MOODY'S PLACES MAXTOR'S AND QUANTUM'S RESPECTIVE DEBT OBLIGATIONS UNDER REVIEW FOR POSSIBLE UPGRADE

05 Oct 2000
MOODY'S PLACES MAXTOR'S AND QUANTUM'S RESPECTIVE DEBT OBLIGATIONS UNDER REVIEW FOR POSSIBLE UPGRADE

Approximately US$ 535 million Debt Securities Affected

New York, October 05, 2000 -- Moody's Investors Service placed under review for possible upgrade the B3 rating on Maxtor Corporation's outstanding $85 million 5-3/4% subordinated debentures, due 2012, the B2 rating on Quantum Corporation's outstanding $287.5 million 7% convertible subordinated notes, due 2004, and the (P)Ba3/(P)B2 rating on the remaining amount available from Quantum's $450 million shelf registration for senior unsecured and subordinated debt, respectively, from which the 7% convertible subordinated notes were issued. The review follows yesterday's announcement of Maxtor's proposed merger with Quantum's Hard Disk Drive group in an all-stock transaction valued at approximately $2.3 billion. Maxtor's B1 senior implied and senior unsecured issuer ratings have also been placed under review for possible upgrade. Additionally, Quantum's Ba3 senior implied and senior unsecured issuer ratings have been placed under review for possible upgrade as well.
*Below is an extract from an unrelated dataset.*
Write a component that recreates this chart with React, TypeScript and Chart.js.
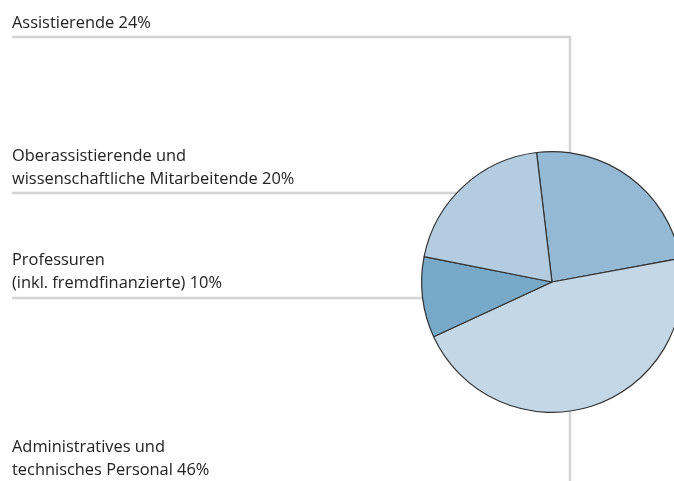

The review will assess the potential for Maxtor, which would emerge as the ongoing company, to integrate two engineering driven organizations dedicated to quality production and technology excellence, while maintaining competitive pricing and volume flexibility. Whether or not the new combined entity is successful in retaining its pro forma market share of the desktop drive production, estimated to be about 40%, personal computer OEMs would have fewer vendors to rely upon for execution of leading edge product ramps. Their desire to continue the existing practice of second and third sourcing of drives from multiple suppliers could lead to some stabilization in average selling price declines, in contrast to the precipitous drops that have eroded profitability and forestalled recovery from the drive industry's protracted downturn, now entering its fourth year. Additionally, the review will take into account the likelihood of the combined company achieving projected cost savings in SG&A expenses of $120 million to $200 million that are anticipated to accrue within 18 to 24 months of completing the transaction, and the commensurate reduction from the implied cash flow improvement in pro forma debt leverage of 4.0 times based on EBITDA plus rentals over the LTM ended June 30, 2000 (July 2, 2000 for the Hard Disk Drive group). Upon closing, Maxtor would operate a substantially larger hard disk drive business, comparable in revenues to that of Seagate Technology's (Ba1 senior implied, under review for possible downgrade), and, within the desktop segment, the company's operations would be unparalleled in unit volume and breadth of customer base. Still, returns on assets and invested capital for this company, based on pro forma LTM EBITA plus rentals, have been nominal and would have to be improved dramatically.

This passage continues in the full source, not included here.